Eusebio was born in a poor suburb of the Mozambique capital, Lourenco Marques (now Maputo) in 1942. He was spotted by a Brazilian football coach, who, in a barbershop chat with the manager of the Portuguese club, Benfica, apprised him of a young genius he had discovered in Mozambique, called Eusebio. Benfica did no sleep on the recommendation but signed Eusebio up in 1961. It was the most fortunate signing the club ever made.

According to the London Guardian, Eusebio was “the prototype of a complete 21st-century striker, decades ahead of his time”. A superb athlete, he ran the 100 metres in 11 seconds at the age of 16 and adding this amazing speed to poise and power, he often left defenders grasping at nothing, as he left them far behind him, with an unerring eye guiding his feet to put the ball in the net.

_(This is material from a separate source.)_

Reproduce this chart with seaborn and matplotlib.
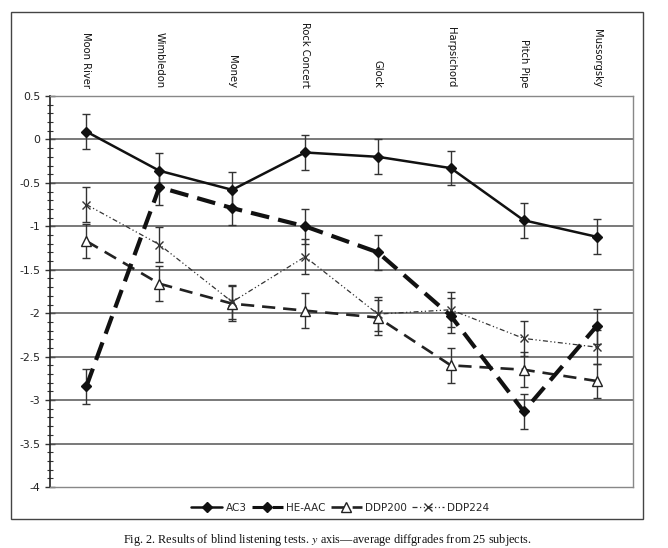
import matplotlib
matplotlib.use("Agg")
import matplotlib.pyplot as plt
import matplotlib.patches as mpatches
from matplotlib.lines import Line2D
from matplotlib.ticker import MultipleLocator
import numpy as np
import pandas as pd
import seaborn as sns

categories = ["Moon River", "Wimbledon", "Money", "Rock Concert", "Glock",
              "Harpsichord", "Pitch Pipe", "Mussorgsky"]
ac3 = [0.09, -0.36, -0.58, -0.15, -0.20, -0.33, -0.93, -1.12]
he_aac = [-2.84, -0.55, -0.79, -1.00, -1.30, -2.03, -3.13, -2.15]
ddp200 = [-1.17, -1.66, -1.89, -1.97, -2.05, -2.60, -2.65, -2.78]
ddp224 = [-0.75, -1.21, -1.87, -1.35, -2.01, -1.96, -2.29, -2.39]
err = 0.2
series_names = ["AC3", "HE-AAC", "DDP200", "DDP224"]
yticks = [0.5, 0, -0.5, -1, -1.5, -2, -2.5, -3, -3.5, -4]
ytick_labels = ["0.5", "0", "-0.5", "-1", "-1.5", "-2", "-2.5", "-3", "-3.5", "-4"]
caption = "Fig. 2. Results of blind listening tests. $y$ axis\u2014average diffgrades from 25 subjects."

sns.set_style("white")
plt.rcParams["font.family"] = ["DejaVu Sans"]
plt.rcParams["mathtext.fontset"] = "stix"

W, H = 668, 548
fig = plt.figure(figsize=(W / 100, H / 100), dpi=100)
ax = fig.add_axes([50 / W, 1 - 487 / H, (633 - 50) / W, (487 - 96) / H])

xpos = np.arange(len(categories))
df = pd.DataFrame({"x": np.tile(xpos, 4),
                   "y": ac3 + he_aac + ddp200 + ddp224,
                   "series": np.repeat(series_names, len(categories))})

styles = {
    "AC3": dict(color="#111111", lw=1.8, ls="-", marker="D", ms=5, mfc="#111111", mec="#111111", z=5),
    "HE-AAC": dict(color="#111111", lw=3.0, ls=(0, (4.5, 2.2)), marker="D", ms=5, mfc="#111111", mec="#111111", z=4),
    "DDP200": dict(color="#222222", lw=1.9, ls=(0, (5, 3)), marker="^", ms=6.5, mfc="white", mec="#222222", z=3),
    "DDP224": dict(color="#333333", lw=0.9, ls=(0, (4, 2, 1, 2, 1, 2)), marker="x", ms=5.5, mfc="#333333", mec="#333333", z=3),
}

for name in series_names:
    st = styles[name]
    sub = df[df["series"] == name]
    ax.errorbar(sub["x"], sub["y"], yerr=err, fmt="none", ecolor="#333333",
                elinewidth=1.0, capsize=3, capthick=1.0, zorder=2)
    sns.lineplot(data=sub, x="x", y="y", ax=ax, color=st["color"], lw=st["lw"],
                 linestyle=st["ls"], marker=st["marker"], markersize=st["ms"],
                 markerfacecolor=st["mfc"], markeredgecolor=st["mec"],
                 markeredgewidth=1.0, zorder=st["z"], legend=False, errorbar=None)

ax.set_xlim(-0.5, len(categories) - 0.5)
ax.set_ylim(-4, 0.5)
ax.set_xlabel("")
ax.set_ylabel("")
ax.xaxis.tick_top()
ax.set_xticks(xpos)
ax.set_xticklabels(categories, rotation=-90, fontsize=7.2, color="#111111")
ax.tick_params(axis="x", length=0, pad=6)
ax.set_yticks(yticks)
ax.set_yticklabels(ytick_labels, fontsize=7.8, color="#222222")
ax.yaxis.set_minor_locator(MultipleLocator(0.1))
ax.tick_params(axis="y", which="major", direction="inout", length=7, width=1, color="#333333", left=True)
ax.tick_params(axis="y", which="minor", direction="inout", length=4, width=0.8, color="#333333", left=True)
for y in yticks[1:-1]:
    ax.axhline(y, color="#555555", lw=1.1, zorder=1)
for s in ["top", "right", "bottom"]:
    ax.spines[s].set_color("#888888")
    ax.spines[s].set_linewidth(1.0)
ax.spines["left"].set_color("#222222")
ax.spines["left"].set_linewidth(1.2)
ax.grid(False)

handles = []
for name in series_names:
    st = styles[name]
    handles.append(Line2D([0], [0], color=st["color"], lw=min(st["lw"], 2.2), linestyle=st["ls"],
                          marker=st["marker"], markersize=st["ms"],
                          markerfacecolor=st["mfc"], markeredgecolor=st["mec"]))
fig.legend(handles, series_names, loc="center", bbox_to_anchor=(340 / W, 1 - 508 / H),
           ncol=4, frameon=False, fontsize=7.5, handlelength=3.0, handletextpad=0.3,
           columnspacing=0.5)

frame = mpatches.Rectangle((11 / W, 1 - 519 / H), (643 - 11) / W, (519 - 12) / H,
                           transform=fig.transFigure, fill=False, ec="#444444", lw=1.0)
fig.patches.append(frame)

fig.text(327 / W, 1 - 540 / H, caption, ha="center", va="center",
         fontsize=8.8, family=["Liberation Serif", "DejaVu Serif"], color="#111111")

fig.savefig("out.png", dpi=100, facecolor="white")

He could shoot with either foot, though his right was the power-house. He could also dribble and was good in the air. With his good looks, he was the quintessential football god before lesser mortals began to be given the title by writers too young to have seen Eusebio at his best.

According to the Guardian, “his scoring record was astonishing. In 15 years at Benfica, he scored an incredible 473 goals in 440 competitive games, plus many more in friendlies. He was top scorer seven times in the Portuguese league and was European Golden Boot winner twice.”

Eusebio died on 5 January 2014. His statue stands in front of the Benfica stadium in Lisbon. I shall not be surprised if another one is erected for him in a more central place in the Portuguese capital. For he was a national Portuguese hero. (Indeed, when Italian clubs expressed an interest in acquiring him for enormous sums of money, dictator Salazar issued a decree declaring Eisebio a "national treasure" that could not be "sold!")

Africa is proud to have produced such a man. And who knows? Mozambique may also decide to honour him – with a statue in Maputo.